It’s time for #6degrees, inspired by Kate at Books Are My Favourite and Best. We all start at the same place as other readers, add six books, and see where it ends up. This month’s starting point is The Turn of the Screw by Henry James (1843-1916), a gothic novella about a governess sent to the desolate countryside to care for two orphans, with blood-curdling results.I have recently felt that Henry James is everywhere (not to mention his brother William - I had a class in college that met in the building named for him). My first book is The Summer Before the War (2016), a historical novel by Helen Simonson set before WWI that I liked so much I persuaded my book group to read it. The story includes a character based on Henry James although it took my mother to point this out to me. A few years ago she and I visited Rye together, where the book is set and where James spent his last years. In fact, he wrote The Turn of the Screw while living in Rye. My second book is The Maze at Windermere by Gregory Blake Smith, which the Washington Post called one of the best books of 2018. It takes place in Newport, Rhode Island over three centuries, and features young Henry James who spent some of his youth amidst the glittering society of the 19th century. My mother's book group just enjoyed it.
David Lodge describes with chagrin the phenomenon of inserting Henry James as a character in recent novels, and realizing his concept was not unique:
Why this sudden burgeoning of fiction that is in various ways parasitical upon the life and work of Henry James? There are several reasons. Postmodern literary novelists enjoy reworking classic texts, or revisiting famous lives, sometimes in a playful, irreverent style. This may be a sign of decadence in our literary culture, but it is a fact. The biographical novel as a genre, especially the bio-novel about an author, has grown steadily in popularity over the past 20 years or so, and it was only a matter of time before a number of writers would think of James as a possible subject; that several of us did so simultaneously was a coincidence waiting to happen.
My third book is his Author, Author (2004) about James’ last illness and his friendship with illustrator George du Maurier.

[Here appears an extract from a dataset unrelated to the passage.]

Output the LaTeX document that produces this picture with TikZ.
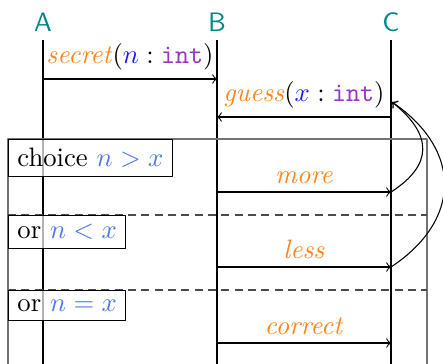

If I had read all the books featuring James which Lodge mentions in the Globe and Mail article above I might have stayed on that path but the mention of du Maurier reminded me of his famous granddaughter! My fourth book is Myself When Young by Daphne herself which I reviewed recently. In this memoir, Daphne describes being captivated by an Emily Brontë poem when she was writing her first book, The Loving Spirit, and her gothic sensibility was inspired by books like Wuthering Heights which she dutifully recorded as “very good” in the journal she kept as a teen.So, naturally, my fifth book is Wuthering Heights by Emily Brontë (1847), a gothic novel full of dark characters and countryside, convoluted plot and supernatural elements, like The Turn of the Screw. My sixth and final book was inspired by the Brontës: The Return of the Twelves by Pauline Clarke, a brilliant story that won Carnegie Medal as the best children’s book of 1962 (UK title is The Twelve and the Genii). When Max moves with his family into an old English farmhouse, he discovers a dozen old wooden soldiers hidden in the attic for over a hundred years. When one of the soldiers begins telling his story to Max, it is revealed the original owners whose imaginations brought these soldiers to life were the Brontë siblings - Branwell, Charlotte, Emily, and Anne. I read and enjoyed this as a child before I knew anything about the Brontes, and I might recommend it over Wuthering Heights! It didn't hurt to have a little wordplay in there.
Next month (November 7, 2020), Kate says we’ll start with a wild card - begin with the book you’ve ended a previous chain with, and continue from there (for those playing for the first time, start with the last book you finished reading).
All I can say is that I hope we all survive November 3!